Information supplied:
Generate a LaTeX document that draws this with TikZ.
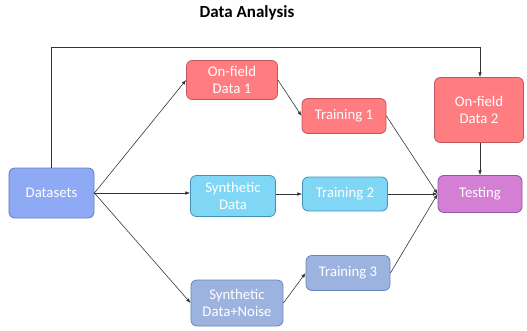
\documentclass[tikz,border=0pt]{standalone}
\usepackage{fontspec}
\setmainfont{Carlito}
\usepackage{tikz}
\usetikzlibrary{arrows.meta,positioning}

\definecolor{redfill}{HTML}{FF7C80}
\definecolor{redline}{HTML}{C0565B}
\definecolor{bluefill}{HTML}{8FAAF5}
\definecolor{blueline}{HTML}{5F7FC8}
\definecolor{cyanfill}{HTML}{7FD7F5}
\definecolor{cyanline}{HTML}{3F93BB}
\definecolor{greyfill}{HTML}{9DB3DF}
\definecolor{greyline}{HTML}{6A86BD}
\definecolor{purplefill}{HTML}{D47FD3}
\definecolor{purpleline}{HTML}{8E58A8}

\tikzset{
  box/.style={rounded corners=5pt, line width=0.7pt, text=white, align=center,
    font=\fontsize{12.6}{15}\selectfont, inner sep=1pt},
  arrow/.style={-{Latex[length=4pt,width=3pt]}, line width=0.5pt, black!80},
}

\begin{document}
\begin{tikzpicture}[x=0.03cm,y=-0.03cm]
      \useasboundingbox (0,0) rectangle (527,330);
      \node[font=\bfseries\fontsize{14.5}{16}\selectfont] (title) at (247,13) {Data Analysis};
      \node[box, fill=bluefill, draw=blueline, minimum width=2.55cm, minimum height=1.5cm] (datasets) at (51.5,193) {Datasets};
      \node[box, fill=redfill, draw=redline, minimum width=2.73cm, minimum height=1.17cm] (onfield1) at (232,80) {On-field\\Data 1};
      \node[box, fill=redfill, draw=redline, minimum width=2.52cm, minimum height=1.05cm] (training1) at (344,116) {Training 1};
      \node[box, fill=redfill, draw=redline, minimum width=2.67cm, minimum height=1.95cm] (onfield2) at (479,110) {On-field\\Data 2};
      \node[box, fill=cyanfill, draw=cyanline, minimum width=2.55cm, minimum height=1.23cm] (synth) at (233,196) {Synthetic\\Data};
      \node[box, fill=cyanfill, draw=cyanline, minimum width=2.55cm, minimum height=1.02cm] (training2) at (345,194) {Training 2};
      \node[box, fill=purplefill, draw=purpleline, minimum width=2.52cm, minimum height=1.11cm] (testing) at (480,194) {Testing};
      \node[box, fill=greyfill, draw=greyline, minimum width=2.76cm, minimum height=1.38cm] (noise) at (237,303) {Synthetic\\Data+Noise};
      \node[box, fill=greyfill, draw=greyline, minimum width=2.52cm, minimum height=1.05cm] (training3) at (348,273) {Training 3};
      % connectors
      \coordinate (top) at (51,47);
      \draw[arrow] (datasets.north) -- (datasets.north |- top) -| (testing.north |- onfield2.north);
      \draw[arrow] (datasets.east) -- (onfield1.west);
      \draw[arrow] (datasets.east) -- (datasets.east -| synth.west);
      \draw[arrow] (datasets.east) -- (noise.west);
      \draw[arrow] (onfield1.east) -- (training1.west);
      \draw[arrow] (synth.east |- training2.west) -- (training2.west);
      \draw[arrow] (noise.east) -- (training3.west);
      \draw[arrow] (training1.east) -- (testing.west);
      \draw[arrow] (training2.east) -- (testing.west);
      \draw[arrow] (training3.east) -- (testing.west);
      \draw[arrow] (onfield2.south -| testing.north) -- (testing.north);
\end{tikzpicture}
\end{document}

Instruction: Return the whole listing, word for word, and leave out every picture.

Result for this task:
Generate a LaTeX document that draws this with TikZ.
\documentclass[tikz,border=0pt]{standalone}
\usepackage{fontspec}
\setmainfont{Carlito}
\usepackage{tikz}
\usetikzlibrary{arrows.meta,positioning}

\definecolor{redfill}{HTML}{FF7C80}
\definecolor{redline}{HTML}{C0565B}
\definecolor{bluefill}{HTML}{8FAAF5}
\definecolor{blueline}{HTML}{5F7FC8}
\definecolor{cyanfill}{HTML}{7FD7F5}
\definecolor{cyanline}{HTML}{3F93BB}
\definecolor{greyfill}{HTML}{9DB3DF}
\definecolor{greyline}{HTML}{6A86BD}
\definecolor{purplefill}{HTML}{D47FD3}
\definecolor{purpleline}{HTML}{8E58A8}

\tikzset{
  box/.style={rounded corners=5pt, line width=0.7pt, text=white, align=center,
    font=\fontsize{12.6}{15}\selectfont, inner sep=1pt},
  arrow/.style={-{Latex[length=4pt,width=3pt]}, line width=0.5pt, black!80},
}

\begin{document}
\begin{tikzpicture}[x=0.03cm,y=-0.03cm]
      \useasboundingbox (0,0) rectangle (527,330);
      \node[font=\bfseries\fontsize{14.5}{16}\selectfont] (title) at (247,13) {Data Analysis};
      \node[box, fill=bluefill, draw=blueline, minimum width=2.55cm, minimum height=1.5cm] (datasets) at (51.5,193) {Datasets};
      \node[box, fill=redfill, draw=redline, minimum width=2.73cm, minimum height=1.17cm] (onfield1) at (232,80) {On-field\\Data 1};
      \node[box, fill=redfill, draw=redline, minimum width=2.52cm, minimum height=1.05cm] (training1) at (344,116) {Training 1};
      \node[box, fill=redfill, draw=redline, minimum width=2.67cm, minimum height=1.95cm] (onfield2) at (479,110) {On-field\\Data 2};
      \node[box, fill=cyanfill, draw=cyanline, minimum width=2.55cm, minimum height=1.23cm] (synth) at (233,196) {Synthetic\\Data};
      \node[box, fill=cyanfill, draw=cyanline, minimum width=2.55cm, minimum height=1.02cm] (training2) at (345,194) {Training 2};
      \node[box, fill=purplefill, draw=purpleline, minimum width=2.52cm, minimum height=1.11cm] (testing) at (480,194) {Testing};
      \node[box, fill=greyfill, draw=greyline, minimum width=2.76cm, minimum height=1.38cm] (noise) at (237,303) {Synthetic\\Data+Noise};
      \node[box, fill=greyfill, draw=greyline, minimum width=2.52cm, minimum height=1.05cm] (training3) at (348,273) {Training 3};
      % connectors
      \coordinate (top) at (51,47);
      \draw[arrow] (datasets.north) -- (datasets.north |- top) -| (testing.north |- onfield2.north);
      \draw[arrow] (datasets.east) -- (onfield1.west);
      \draw[arrow] (datasets.east) -- (datasets.east -| synth.west);
      \draw[arrow] (datasets.east) -- (noise.west);
      \draw[arrow] (onfield1.east) -- (training1.west);
      \draw[arrow] (synth.east |- training2.west) -- (training2.west);
      \draw[arrow] (noise.east) -- (training3.west);
      \draw[arrow] (training1.east) -- (testing.west);
      \draw[arrow] (training2.east) -- (testing.west);
      \draw[arrow] (training3.east) -- (testing.west);
      \draw[arrow] (onfield2.south -| testing.north) -- (testing.north);
\end{tikzpicture}
\end{document}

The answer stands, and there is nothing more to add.